• [PROBLEM]
Give the number of lines containing the word "chart", and nothing else.

- - - -

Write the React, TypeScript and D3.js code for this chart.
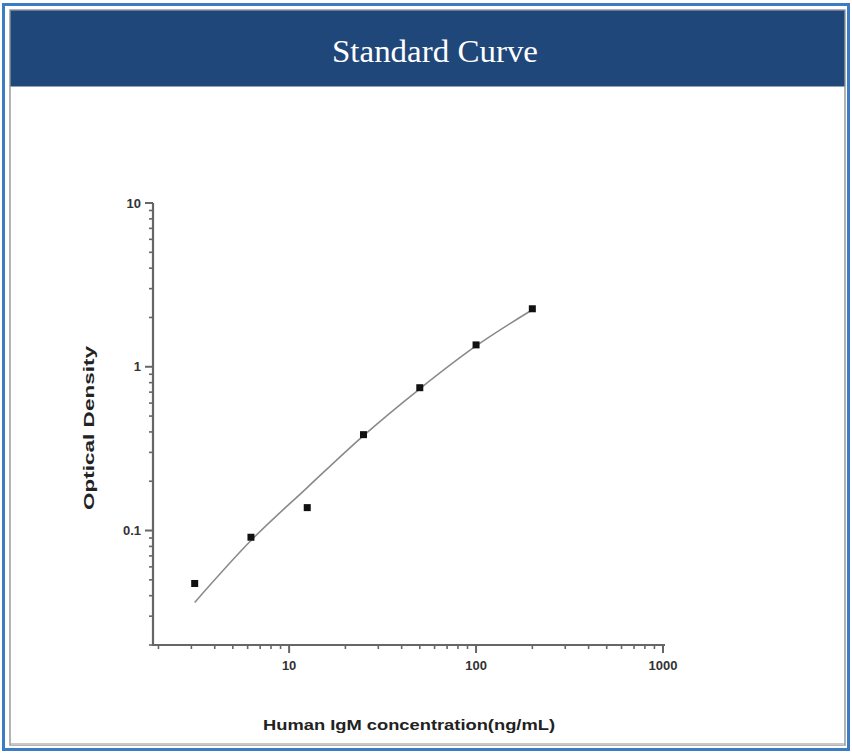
import React from "react";
import * as d3 from "d3";

const concentrations = [3.125, 6.25, 12.5, 25, 50, 100, 200];
const odValues = [0.0475, 0.091, 0.138, 0.385, 0.745, 1.36, 2.26];
const curveX = [3.125, 6.25, 12.5, 25, 50, 100, 200];
const curveY = [0.0364, 0.0869, 0.183, 0.38, 0.734, 1.34, 2.23];
const xMajorTicks = [10, 100, 1000];
const xMinorTicks = [2, 3, 4, 5, 6, 7, 8, 9, 20, 30, 40, 50, 60, 70, 80, 90, 200, 300, 400, 500, 600, 700, 800, 900];
const yMajorTicks = [0.1, 1, 10];
const yMinorTicks = [0.02, 0.03, 0.04, 0.05, 0.06, 0.07, 0.08, 0.09, 0.2, 0.3, 0.4, 0.5, 0.6, 0.7, 0.8, 0.9, 2, 3, 4, 5, 6, 7, 8, 9];
const title = "Standard Curve";
const xTitle = "Human IgM concentration(ng/mL)";
const yTitle = "Optical Density";

export default function App() {
  const W = 852, H = 753;
  const x = d3.scaleLog().domain([1.87, 1025]).range([153, 665]);
  const y = d3.scaleLog().domain([0.02, 10]).range([645, 203]);
  const pts = curveX.map((c, i) => [c, curveY[i]] as [number, number]);
  const line = d3.line<[number, number]>().x(d => x(d[0])).y(d => y(d[1])).curve(d3.curveMonotoneX);
  const fmt = (v: number) => String(v);
  const axisColor = "#666";
  const labelColor = "#333";
  return (
    <div style={{ position: "absolute", left: 0, top: 0 }}>
      <svg width={W} height={H} style={{ display: "block" }}>
        <rect x={0} y={0} width={W} height={H} fill="#ffffff" />
        <rect x={3.5} y={4.5} width={845} height={745} fill="none" stroke="#3c7cc4" strokeWidth={3} />
        <rect x={10} y={10} width={835} height={735} fill="#ffffff" stroke="#9a9a9a" strokeWidth={1.5} />
        <line x1={11} x2={844} y1={744} y2={744} stroke="#c8c8c8" strokeWidth={2} />
        <rect x={10.5} y={10.5} width={834} height={76} fill="#1f477a" />
        <text x={435} y={62} textAnchor="middle" fill="#ffffff" fontFamily="'Liberation Serif', 'Times New Roman', serif" fontSize={32} textLength={206} lengthAdjust="spacingAndGlyphs">{title}</text>

        {/* curve */}
        <path d={line(pts) || ""} fill="none" stroke="#8a8a8a" strokeWidth={1.6} />

        {/* points */}
        {concentrations.map((c, i) => (
          <rect key={i} x={x(c) - 3.5} y={y(odValues[i]) - 3.5} width={7} height={7} fill="#111" />
        ))}

        {/* axes */}
        <line x1={153} y1={203} x2={153} y2={646} stroke={axisColor} strokeWidth={2.2} />
        <line x1={152} y1={645} x2={665} y2={645} stroke={axisColor} strokeWidth={2.2} />
        {yMajorTicks.map(t => (
          <g key={"ym" + t}>
            <line x1={145} x2={153} y1={y(t)} y2={y(t)} stroke={axisColor} strokeWidth={2} />
            <text x={141} y={y(t) + 4.5} textAnchor="end" fontFamily="'Liberation Sans', Arial, sans-serif" fontWeight="bold" fontSize={13} fill={labelColor}>{fmt(t)}</text>
          </g>
        ))}
        {yMinorTicks.map(t => (
          <line key={"yn" + t} x1={149} x2={153} y1={y(t)} y2={y(t)} stroke={axisColor} strokeWidth={1.6} />
        ))}
        {xMajorTicks.map(t => (
          <g key={"xm" + t}>
            <line x1={x(t)} x2={x(t)} y1={645} y2={653} stroke={axisColor} strokeWidth={2} />
            <text x={x(t)} y={670} textAnchor="middle" fontFamily="'Liberation Sans', Arial, sans-serif" fontWeight="bold" fontSize={13} fill={labelColor}>{fmt(t)}</text>
          </g>
        ))}
        {xMinorTicks.map(t => (
          <line key={"xn" + t} x1={x(t)} x2={x(t)} y1={645} y2={649} stroke={axisColor} strokeWidth={1.6} />
        ))}

        <text x={409} y={730} textAnchor="middle" fontFamily="'Liberation Sans', Arial, sans-serif" fontWeight="bold" fontSize={15.5} fill="#222" textLength={292} lengthAdjust="spacingAndGlyphs">{xTitle}</text>
        <text transform={`translate(94,428) rotate(-90)`} textAnchor="middle" fontFamily="'Liberation Sans', Arial, sans-serif" fontWeight="bold" fontSize={14.5} fill="#222" textLength={164} lengthAdjust="spacingAndGlyphs">{yTitle}</text>
      </svg>
    </div>
  );
}
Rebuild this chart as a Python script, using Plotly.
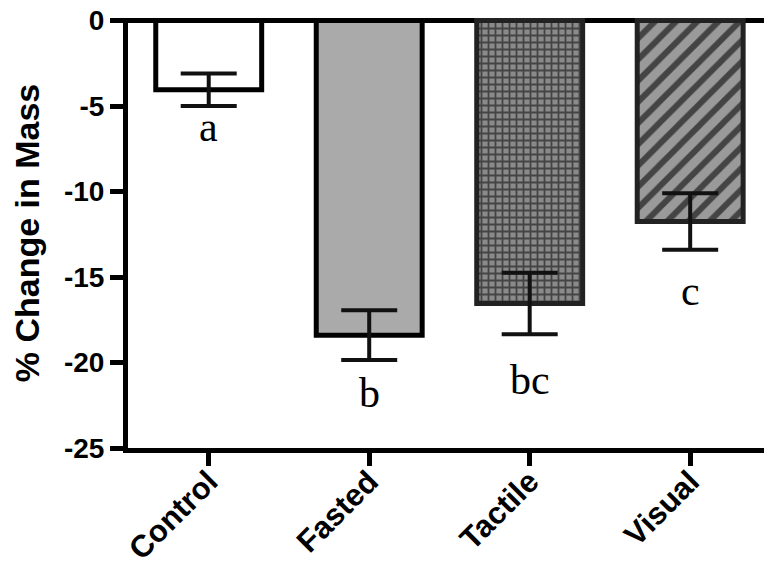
import plotly.graph_objects as go

categories = ["Control", "Fasted", "Tactile", "Visual"]
mean_change = [-4.05, -18.4, -16.55, -11.75]
sem = [0.95, 1.45, 1.8, 1.65]
letters = ["a", "b", "bc", "c"]
letter_y = [-6.2, -21.8, -21.0, -15.8]
y_ticks = [0, -5, -10, -15, -20, -25]

fill_colors = ["#ffffff", "#aaaaaa", "#8a8a8a", "#9a9a9a"]
line_colors = ["#000000", "#000000", "#222222", "#222222"]
pattern_shapes = ["", "", "+", "/"]
pattern_sizes = [8, 8, 7, 15]
pattern_solidity = [0.3, 0.3, 0.45, 0.4]

fig = go.Figure()
fig.add_trace(go.Bar(
    x=categories, y=mean_change, width=0.66,
    marker=dict(
        color=fill_colors,
        line=dict(color=line_colors, width=5),
        pattern=dict(shape=pattern_shapes, fgcolor="#141414", fgopacity=1, size=pattern_sizes,
                     solidity=pattern_solidity, fillmode="overlay"),
    ),
    error_y=dict(type="data", array=sem, visible=True, color="#111111", thickness=4, width=28),
))

for cat, txt, yy in zip(categories, letters, letter_y):
    fig.add_annotation(x=cat, y=yy, text=txt, showarrow=False,
                       font=dict(family="Liberation Serif", size=42, color="black"),
                       xanchor="center", yanchor="middle")

bold = dict(family="Liberation Sans", color="black", weight="bold")

fig.update_layout(
    width=764, height=569,
    margin=dict(l=128, r=0, t=18, b=121),
    plot_bgcolor="white", paper_bgcolor="white", showlegend=False,
    xaxis=dict(range=[-0.503, 3.46], showline=True, linecolor="black", linewidth=5,
               ticks="outside", ticklen=13, tickwidth=5, tickcolor="black",
               tickangle=-45, tickfont=dict(size=31, **bold), ticklabelstandoff=-15,
               showgrid=False, zeroline=False, automargin=False),
    yaxis=dict(range=[-25, 0.15], tickvals=y_ticks, ticktext=[str(v) for v in y_ticks],
               showline=True, linecolor="black", linewidth=5,
               ticks="outside", ticklen=13, tickwidth=5, tickcolor="black",
               tickfont=dict(size=28, **bold),
               showgrid=False, zeroline=True, zerolinecolor="black", zerolinewidth=5,
               automargin=False,
               title=dict(text="% Change in Mass", font=dict(size=34, **bold), standoff=16)),
)

fig.write_html("out.html")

- - - -

• [PROBLEM SOLUTION]
2